** START SOURCE RECORDS **

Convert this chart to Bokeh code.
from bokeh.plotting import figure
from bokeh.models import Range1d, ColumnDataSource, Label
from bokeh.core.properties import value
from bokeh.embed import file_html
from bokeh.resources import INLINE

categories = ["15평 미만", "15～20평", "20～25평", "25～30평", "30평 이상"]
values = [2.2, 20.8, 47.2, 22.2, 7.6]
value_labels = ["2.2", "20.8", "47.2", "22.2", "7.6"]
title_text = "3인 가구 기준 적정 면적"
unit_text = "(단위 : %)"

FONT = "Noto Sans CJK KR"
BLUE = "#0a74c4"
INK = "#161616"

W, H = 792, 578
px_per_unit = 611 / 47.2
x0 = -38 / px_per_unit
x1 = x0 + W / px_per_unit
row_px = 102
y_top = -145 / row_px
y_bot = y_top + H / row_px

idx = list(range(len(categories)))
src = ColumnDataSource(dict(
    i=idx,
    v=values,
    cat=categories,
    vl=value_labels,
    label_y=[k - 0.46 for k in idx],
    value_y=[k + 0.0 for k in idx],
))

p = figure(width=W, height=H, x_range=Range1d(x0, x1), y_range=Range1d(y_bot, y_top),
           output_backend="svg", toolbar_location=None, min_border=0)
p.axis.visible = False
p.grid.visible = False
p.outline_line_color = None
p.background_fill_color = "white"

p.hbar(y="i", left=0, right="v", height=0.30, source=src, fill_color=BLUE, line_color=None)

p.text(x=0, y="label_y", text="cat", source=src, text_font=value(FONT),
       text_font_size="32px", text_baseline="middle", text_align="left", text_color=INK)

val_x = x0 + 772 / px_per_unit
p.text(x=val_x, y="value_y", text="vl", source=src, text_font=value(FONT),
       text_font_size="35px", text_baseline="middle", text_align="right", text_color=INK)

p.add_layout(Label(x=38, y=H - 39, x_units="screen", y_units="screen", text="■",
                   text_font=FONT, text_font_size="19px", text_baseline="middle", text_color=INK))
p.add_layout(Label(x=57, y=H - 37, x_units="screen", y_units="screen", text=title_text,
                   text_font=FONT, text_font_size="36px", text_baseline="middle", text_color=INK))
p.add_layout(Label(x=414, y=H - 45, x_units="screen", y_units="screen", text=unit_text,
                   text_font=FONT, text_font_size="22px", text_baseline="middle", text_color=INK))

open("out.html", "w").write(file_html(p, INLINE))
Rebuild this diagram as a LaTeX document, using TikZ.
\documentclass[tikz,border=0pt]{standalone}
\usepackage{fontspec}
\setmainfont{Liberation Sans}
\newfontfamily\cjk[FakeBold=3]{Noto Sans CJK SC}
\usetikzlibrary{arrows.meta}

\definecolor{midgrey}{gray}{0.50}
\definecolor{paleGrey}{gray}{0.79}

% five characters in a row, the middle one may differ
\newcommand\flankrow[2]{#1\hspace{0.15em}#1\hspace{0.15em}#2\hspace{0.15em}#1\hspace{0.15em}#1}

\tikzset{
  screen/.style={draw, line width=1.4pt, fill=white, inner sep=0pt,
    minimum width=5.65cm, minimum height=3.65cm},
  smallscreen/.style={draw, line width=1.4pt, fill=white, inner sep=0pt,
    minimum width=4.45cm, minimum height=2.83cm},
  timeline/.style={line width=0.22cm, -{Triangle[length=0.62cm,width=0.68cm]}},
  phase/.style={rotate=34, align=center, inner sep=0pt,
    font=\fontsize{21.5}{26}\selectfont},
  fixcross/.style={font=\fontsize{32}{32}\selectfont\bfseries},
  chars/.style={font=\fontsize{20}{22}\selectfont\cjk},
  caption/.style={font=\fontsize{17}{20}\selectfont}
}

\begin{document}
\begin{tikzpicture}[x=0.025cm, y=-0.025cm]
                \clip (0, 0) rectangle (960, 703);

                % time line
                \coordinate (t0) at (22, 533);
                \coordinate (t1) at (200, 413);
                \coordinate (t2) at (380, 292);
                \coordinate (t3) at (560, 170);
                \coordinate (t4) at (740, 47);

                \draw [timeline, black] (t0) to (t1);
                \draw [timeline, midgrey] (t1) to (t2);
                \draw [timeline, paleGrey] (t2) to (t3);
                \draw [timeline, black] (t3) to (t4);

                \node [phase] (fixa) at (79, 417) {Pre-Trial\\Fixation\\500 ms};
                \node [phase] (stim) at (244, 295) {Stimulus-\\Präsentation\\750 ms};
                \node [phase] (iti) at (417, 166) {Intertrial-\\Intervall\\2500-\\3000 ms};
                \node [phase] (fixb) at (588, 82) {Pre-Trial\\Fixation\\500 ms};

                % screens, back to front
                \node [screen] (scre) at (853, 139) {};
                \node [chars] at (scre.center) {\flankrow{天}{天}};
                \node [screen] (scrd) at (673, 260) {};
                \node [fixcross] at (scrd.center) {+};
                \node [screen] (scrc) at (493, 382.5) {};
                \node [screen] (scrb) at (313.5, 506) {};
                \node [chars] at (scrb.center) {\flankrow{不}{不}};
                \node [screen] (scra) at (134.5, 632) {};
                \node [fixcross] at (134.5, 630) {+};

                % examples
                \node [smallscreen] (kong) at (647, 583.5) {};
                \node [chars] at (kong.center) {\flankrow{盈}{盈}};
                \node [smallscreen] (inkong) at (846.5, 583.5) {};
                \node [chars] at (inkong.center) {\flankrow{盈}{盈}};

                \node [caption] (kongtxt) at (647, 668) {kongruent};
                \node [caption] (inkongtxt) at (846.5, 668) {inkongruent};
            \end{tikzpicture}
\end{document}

** END SOURCE RECORDS **

**TO DO:** What do the records say? Quote them all exactly.

**EXERCISE RESPONSE:**
Convert this chart to Bokeh code.
from bokeh.plotting import figure
from bokeh.models import Range1d, ColumnDataSource, Label
from bokeh.core.properties import value
from bokeh.embed import file_html
from bokeh.resources import INLINE

categories = ["15평 미만", "15～20평", "20～25평", "25～30평", "30평 이상"]
values = [2.2, 20.8, 47.2, 22.2, 7.6]
value_labels = ["2.2", "20.8", "47.2", "22.2", "7.6"]
title_text = "3인 가구 기준 적정 면적"
unit_text = "(단위 : %)"

FONT = "Noto Sans CJK KR"
BLUE = "#0a74c4"
INK = "#161616"

W, H = 792, 578
px_per_unit = 611 / 47.2
x0 = -38 / px_per_unit
x1 = x0 + W / px_per_unit
row_px = 102
y_top = -145 / row_px
y_bot = y_top + H / row_px

idx = list(range(len(categories)))
src = ColumnDataSource(dict(
    i=idx,
    v=values,
    cat=categories,
    vl=value_labels,
    label_y=[k - 0.46 for k in idx],
    value_y=[k + 0.0 for k in idx],
))

p = figure(width=W, height=H, x_range=Range1d(x0, x1), y_range=Range1d(y_bot, y_top),
           output_backend="svg", toolbar_location=None, min_border=0)
p.axis.visible = False
p.grid.visible = False
p.outline_line_color = None
p.background_fill_color = "white"

p.hbar(y="i", left=0, right="v", height=0.30, source=src, fill_color=BLUE, line_color=None)

p.text(x=0, y="label_y", text="cat", source=src, text_font=value(FONT),
       text_font_size="32px", text_baseline="middle", text_align="left", text_color=INK)

val_x = x0 + 772 / px_per_unit
p.text(x=val_x, y="value_y", text="vl", source=src, text_font=value(FONT),
       text_font_size="35px", text_baseline="middle", text_align="right", text_color=INK)

p.add_layout(Label(x=38, y=H - 39, x_units="screen", y_units="screen", text="■",
                   text_font=FONT, text_font_size="19px", text_baseline="middle", text_color=INK))
p.add_layout(Label(x=57, y=H - 37, x_units="screen", y_units="screen", text=title_text,
                   text_font=FONT, text_font_size="36px", text_baseline="middle", text_color=INK))
p.add_layout(Label(x=414, y=H - 45, x_units="screen", y_units="screen", text=unit_text,
                   text_font=FONT, text_font_size="22px", text_baseline="middle", text_color=INK))

open("out.html", "w").write(file_html(p, INLINE))
Rebuild this diagram as a LaTeX document, using TikZ.
\documentclass[tikz,border=0pt]{standalone}
\usepackage{fontspec}
\setmainfont{Liberation Sans}
\newfontfamily\cjk[FakeBold=3]{Noto Sans CJK SC}
\usetikzlibrary{arrows.meta}

\definecolor{midgrey}{gray}{0.50}
\definecolor{paleGrey}{gray}{0.79}

% five characters in a row, the middle one may differ
\newcommand\flankrow[2]{#1\hspace{0.15em}#1\hspace{0.15em}#2\hspace{0.15em}#1\hspace{0.15em}#1}

\tikzset{
  screen/.style={draw, line width=1.4pt, fill=white, inner sep=0pt,
    minimum width=5.65cm, minimum height=3.65cm},
  smallscreen/.style={draw, line width=1.4pt, fill=white, inner sep=0pt,
    minimum width=4.45cm, minimum height=2.83cm},
  timeline/.style={line width=0.22cm, -{Triangle[length=0.62cm,width=0.68cm]}},
  phase/.style={rotate=34, align=center, inner sep=0pt,
    font=\fontsize{21.5}{26}\selectfont},
  fixcross/.style={font=\fontsize{32}{32}\selectfont\bfseries},
  chars/.style={font=\fontsize{20}{22}\selectfont\cjk},
  caption/.style={font=\fontsize{17}{20}\selectfont}
}

\begin{document}
\begin{tikzpicture}[x=0.025cm, y=-0.025cm]
                \clip (0, 0) rectangle (960, 703);

                % time line
                \coordinate (t0) at (22, 533);
                \coordinate (t1) at (200, 413);
                \coordinate (t2) at (380, 292);
                \coordinate (t3) at (560, 170);
                \coordinate (t4) at (740, 47);

                \draw [timeline, black] (t0) to (t1);
                \draw [timeline, midgrey] (t1) to (t2);
                \draw [timeline, paleGrey] (t2) to (t3);
                \draw [timeline, black] (t3) to (t4);

                \node [phase] (fixa) at (79, 417) {Pre-Trial\\Fixation\\500 ms};
                \node [phase] (stim) at (244, 295) {Stimulus-\\Präsentation\\750 ms};
                \node [phase] (iti) at (417, 166) {Intertrial-\\Intervall\\2500-\\3000 ms};
                \node [phase] (fixb) at (588, 82) {Pre-Trial\\Fixation\\500 ms};

                % screens, back to front
                \node [screen] (scre) at (853, 139) {};
                \node [chars] at (scre.center) {\flankrow{天}{天}};
                \node [screen] (scrd) at (673, 260) {};
                \node [fixcross] at (scrd.center) {+};
                \node [screen] (scrc) at (493, 382.5) {};
                \node [screen] (scrb) at (313.5, 506) {};
                \node [chars] at (scrb.center) {\flankrow{不}{不}};
                \node [screen] (scra) at (134.5, 632) {};
                \node [fixcross] at (134.5, 630) {+};

                % examples
                \node [smallscreen] (kong) at (647, 583.5) {};
                \node [chars] at (kong.center) {\flankrow{盈}{盈}};
                \node [smallscreen] (inkong) at (846.5, 583.5) {};
                \node [chars] at (inkong.center) {\flankrow{盈}{盈}};

                \node [caption] (kongtxt) at (647, 668) {kongruent};
                \node [caption] (inkongtxt) at (846.5, 668) {inkongruent};
            \end{tikzpicture}
\end{document}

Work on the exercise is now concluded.